* **REQUIRED TASK**:
Exactly the lines from the line containing "Recreate this image" through the line containing "sill_letters), (trough_values, trough_letters)]" are to be echoed, with both included and pictures left out.

** begin RECORDS FOR THE TASK **

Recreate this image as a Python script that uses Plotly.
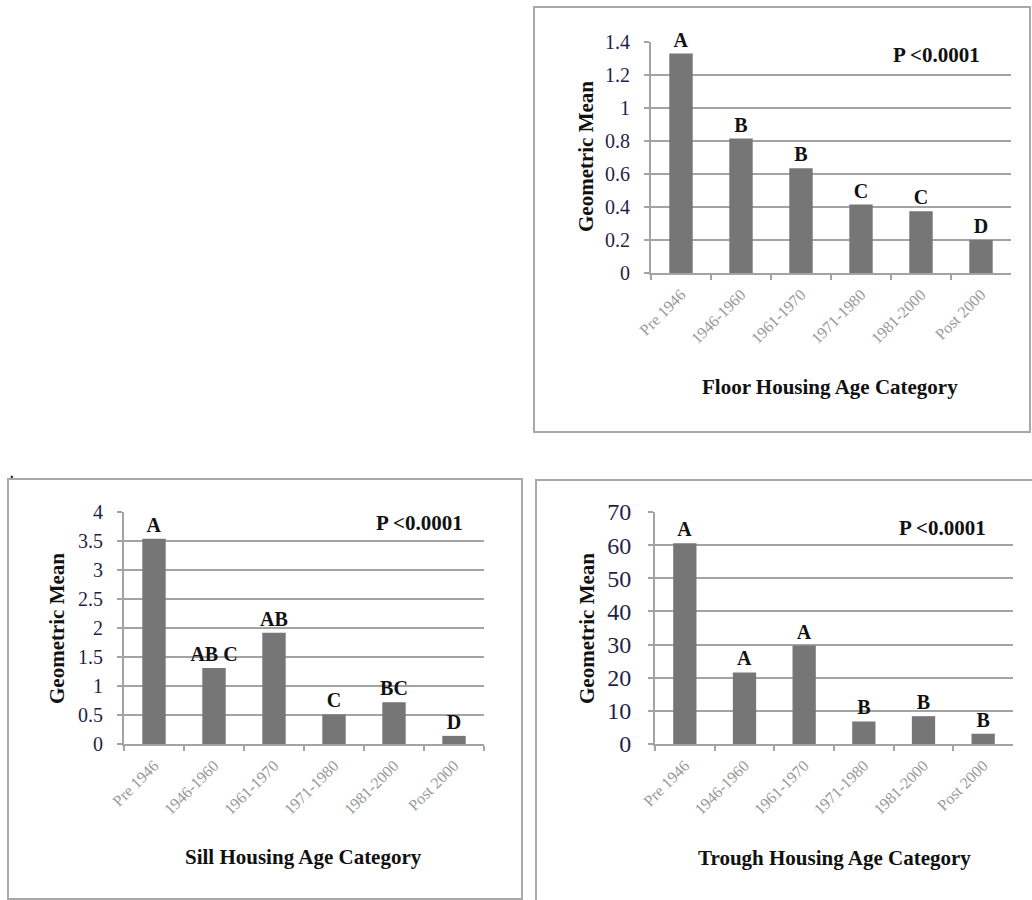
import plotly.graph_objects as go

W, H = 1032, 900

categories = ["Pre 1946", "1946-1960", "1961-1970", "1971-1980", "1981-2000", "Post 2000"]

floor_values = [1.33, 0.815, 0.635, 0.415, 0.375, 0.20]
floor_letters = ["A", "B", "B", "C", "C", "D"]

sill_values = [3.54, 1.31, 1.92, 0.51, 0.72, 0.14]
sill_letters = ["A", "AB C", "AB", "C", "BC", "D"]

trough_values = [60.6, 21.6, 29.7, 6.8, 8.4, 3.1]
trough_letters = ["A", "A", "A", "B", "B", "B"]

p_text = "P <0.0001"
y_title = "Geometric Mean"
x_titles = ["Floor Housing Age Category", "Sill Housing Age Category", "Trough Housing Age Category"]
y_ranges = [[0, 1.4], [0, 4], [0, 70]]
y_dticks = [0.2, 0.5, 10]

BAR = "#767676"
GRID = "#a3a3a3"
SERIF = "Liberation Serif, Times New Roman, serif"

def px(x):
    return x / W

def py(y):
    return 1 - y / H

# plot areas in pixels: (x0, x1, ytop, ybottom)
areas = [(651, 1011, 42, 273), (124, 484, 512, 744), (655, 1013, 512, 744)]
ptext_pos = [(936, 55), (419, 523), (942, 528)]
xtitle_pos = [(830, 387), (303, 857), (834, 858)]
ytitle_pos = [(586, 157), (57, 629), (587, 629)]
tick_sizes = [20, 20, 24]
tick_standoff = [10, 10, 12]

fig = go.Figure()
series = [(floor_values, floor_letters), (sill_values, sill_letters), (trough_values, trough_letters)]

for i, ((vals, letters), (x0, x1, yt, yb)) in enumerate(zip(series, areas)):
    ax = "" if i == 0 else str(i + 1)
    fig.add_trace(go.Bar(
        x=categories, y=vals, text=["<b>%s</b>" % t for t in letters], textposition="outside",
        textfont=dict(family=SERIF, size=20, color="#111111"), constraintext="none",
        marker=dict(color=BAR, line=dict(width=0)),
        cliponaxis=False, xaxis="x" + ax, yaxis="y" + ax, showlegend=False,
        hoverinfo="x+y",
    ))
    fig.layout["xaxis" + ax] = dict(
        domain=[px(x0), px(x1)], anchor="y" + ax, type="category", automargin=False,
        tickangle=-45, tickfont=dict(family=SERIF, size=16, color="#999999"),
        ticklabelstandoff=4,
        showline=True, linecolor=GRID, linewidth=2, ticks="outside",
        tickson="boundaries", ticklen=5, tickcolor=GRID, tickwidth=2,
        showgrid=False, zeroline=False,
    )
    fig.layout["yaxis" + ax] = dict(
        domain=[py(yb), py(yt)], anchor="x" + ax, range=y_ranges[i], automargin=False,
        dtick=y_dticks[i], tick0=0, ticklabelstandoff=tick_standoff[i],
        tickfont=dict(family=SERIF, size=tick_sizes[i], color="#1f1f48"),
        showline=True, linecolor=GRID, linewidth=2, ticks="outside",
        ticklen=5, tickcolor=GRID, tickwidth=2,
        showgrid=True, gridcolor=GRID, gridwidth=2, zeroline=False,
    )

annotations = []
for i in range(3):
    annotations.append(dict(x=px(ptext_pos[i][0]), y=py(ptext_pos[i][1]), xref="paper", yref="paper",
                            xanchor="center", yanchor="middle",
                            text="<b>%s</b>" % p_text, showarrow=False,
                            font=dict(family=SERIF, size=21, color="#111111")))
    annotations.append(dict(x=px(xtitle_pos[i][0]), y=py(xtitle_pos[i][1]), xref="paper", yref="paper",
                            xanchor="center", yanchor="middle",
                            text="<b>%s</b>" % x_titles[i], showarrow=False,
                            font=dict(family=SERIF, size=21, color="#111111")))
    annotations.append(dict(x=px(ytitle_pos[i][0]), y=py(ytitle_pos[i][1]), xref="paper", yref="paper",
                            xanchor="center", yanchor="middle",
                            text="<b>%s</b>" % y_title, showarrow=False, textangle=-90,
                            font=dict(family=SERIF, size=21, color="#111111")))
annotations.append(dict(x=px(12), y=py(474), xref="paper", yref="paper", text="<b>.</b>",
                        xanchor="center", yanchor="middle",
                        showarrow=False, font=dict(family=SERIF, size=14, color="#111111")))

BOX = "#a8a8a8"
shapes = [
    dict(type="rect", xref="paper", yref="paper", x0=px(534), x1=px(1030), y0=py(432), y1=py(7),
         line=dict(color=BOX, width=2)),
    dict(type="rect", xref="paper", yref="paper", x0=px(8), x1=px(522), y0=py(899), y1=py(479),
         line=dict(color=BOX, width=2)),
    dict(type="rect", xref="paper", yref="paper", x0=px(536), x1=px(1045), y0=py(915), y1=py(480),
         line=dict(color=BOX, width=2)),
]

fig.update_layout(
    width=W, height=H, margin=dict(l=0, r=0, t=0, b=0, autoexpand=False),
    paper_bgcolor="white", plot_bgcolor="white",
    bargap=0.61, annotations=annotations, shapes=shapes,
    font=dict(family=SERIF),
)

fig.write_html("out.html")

** end RECORDS FOR THE TASK **
** begin RECORDS FOR THE TASK **

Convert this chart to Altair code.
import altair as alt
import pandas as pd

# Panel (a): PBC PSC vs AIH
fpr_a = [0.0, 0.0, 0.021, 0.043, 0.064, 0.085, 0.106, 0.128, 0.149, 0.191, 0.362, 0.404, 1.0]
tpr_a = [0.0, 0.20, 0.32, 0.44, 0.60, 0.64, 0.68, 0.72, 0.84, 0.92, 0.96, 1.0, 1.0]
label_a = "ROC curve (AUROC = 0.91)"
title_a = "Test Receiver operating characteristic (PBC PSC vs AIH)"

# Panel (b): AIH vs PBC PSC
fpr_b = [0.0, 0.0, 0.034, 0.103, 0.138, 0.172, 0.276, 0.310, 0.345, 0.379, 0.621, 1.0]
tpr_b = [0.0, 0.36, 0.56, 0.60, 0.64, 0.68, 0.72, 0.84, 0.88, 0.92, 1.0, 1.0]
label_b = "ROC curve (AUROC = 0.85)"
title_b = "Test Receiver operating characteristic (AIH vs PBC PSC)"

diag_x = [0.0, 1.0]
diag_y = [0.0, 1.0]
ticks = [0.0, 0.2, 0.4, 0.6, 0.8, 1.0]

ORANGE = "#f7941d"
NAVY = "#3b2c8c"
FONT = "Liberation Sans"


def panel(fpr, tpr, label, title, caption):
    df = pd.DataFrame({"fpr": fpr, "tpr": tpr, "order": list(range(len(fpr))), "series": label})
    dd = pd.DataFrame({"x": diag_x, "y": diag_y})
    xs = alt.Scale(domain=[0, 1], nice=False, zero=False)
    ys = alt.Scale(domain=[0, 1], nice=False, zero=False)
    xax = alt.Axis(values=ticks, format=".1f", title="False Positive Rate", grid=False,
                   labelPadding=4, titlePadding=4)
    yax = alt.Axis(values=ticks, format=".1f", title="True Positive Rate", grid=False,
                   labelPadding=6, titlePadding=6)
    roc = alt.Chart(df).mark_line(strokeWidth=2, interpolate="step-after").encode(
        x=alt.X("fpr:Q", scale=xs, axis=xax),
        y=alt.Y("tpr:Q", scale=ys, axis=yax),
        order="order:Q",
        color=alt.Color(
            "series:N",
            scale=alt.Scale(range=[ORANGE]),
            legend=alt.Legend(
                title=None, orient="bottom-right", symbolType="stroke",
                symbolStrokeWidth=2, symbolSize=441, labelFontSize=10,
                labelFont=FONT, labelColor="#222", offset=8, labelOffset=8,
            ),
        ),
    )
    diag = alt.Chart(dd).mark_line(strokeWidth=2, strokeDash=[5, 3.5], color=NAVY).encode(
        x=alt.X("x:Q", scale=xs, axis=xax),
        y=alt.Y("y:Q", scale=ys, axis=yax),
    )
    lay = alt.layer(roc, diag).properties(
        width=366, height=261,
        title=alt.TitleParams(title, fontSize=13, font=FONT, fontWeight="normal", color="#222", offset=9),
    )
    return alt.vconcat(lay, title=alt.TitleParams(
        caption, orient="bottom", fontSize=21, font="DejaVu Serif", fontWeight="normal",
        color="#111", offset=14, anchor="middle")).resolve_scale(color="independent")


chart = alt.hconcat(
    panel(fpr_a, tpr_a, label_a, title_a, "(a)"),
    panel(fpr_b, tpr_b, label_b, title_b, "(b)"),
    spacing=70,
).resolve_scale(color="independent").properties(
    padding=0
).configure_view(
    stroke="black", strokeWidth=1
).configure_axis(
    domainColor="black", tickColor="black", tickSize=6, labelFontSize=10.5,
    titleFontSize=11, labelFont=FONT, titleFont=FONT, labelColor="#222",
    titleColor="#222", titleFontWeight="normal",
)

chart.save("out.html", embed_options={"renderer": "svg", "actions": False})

** end RECORDS FOR THE TASK **

* **TASK SOLUTION**:
Recreate this image as a Python script that uses Plotly.
import plotly.graph_objects as go

W, H = 1032, 900

categories = ["Pre 1946", "1946-1960", "1961-1970", "1971-1980", "1981-2000", "Post 2000"]

floor_values = [1.33, 0.815, 0.635, 0.415, 0.375, 0.20]
floor_letters = ["A", "B", "B", "C", "C", "D"]

sill_values = [3.54, 1.31, 1.92, 0.51, 0.72, 0.14]
sill_letters = ["A", "AB C", "AB", "C", "BC", "D"]

trough_values = [60.6, 21.6, 29.7, 6.8, 8.4, 3.1]
trough_letters = ["A", "A", "A", "B", "B", "B"]

p_text = "P <0.0001"
y_title = "Geometric Mean"
x_titles = ["Floor Housing Age Category", "Sill Housing Age Category", "Trough Housing Age Category"]
y_ranges = [[0, 1.4], [0, 4], [0, 70]]
y_dticks = [0.2, 0.5, 10]

BAR = "#767676"
GRID = "#a3a3a3"
SERIF = "Liberation Serif, Times New Roman, serif"

def px(x):
    return x / W

def py(y):
    return 1 - y / H

# plot areas in pixels: (x0, x1, ytop, ybottom)
areas = [(651, 1011, 42, 273), (124, 484, 512, 744), (655, 1013, 512, 744)]
ptext_pos = [(936, 55), (419, 523), (942, 528)]
xtitle_pos = [(830, 387), (303, 857), (834, 858)]
ytitle_pos = [(586, 157), (57, 629), (587, 629)]
tick_sizes = [20, 20, 24]
tick_standoff = [10, 10, 12]

fig = go.Figure()
series = [(floor_values, floor_letters), (sill_values, sill_letters), (trough_values, trough_letters)]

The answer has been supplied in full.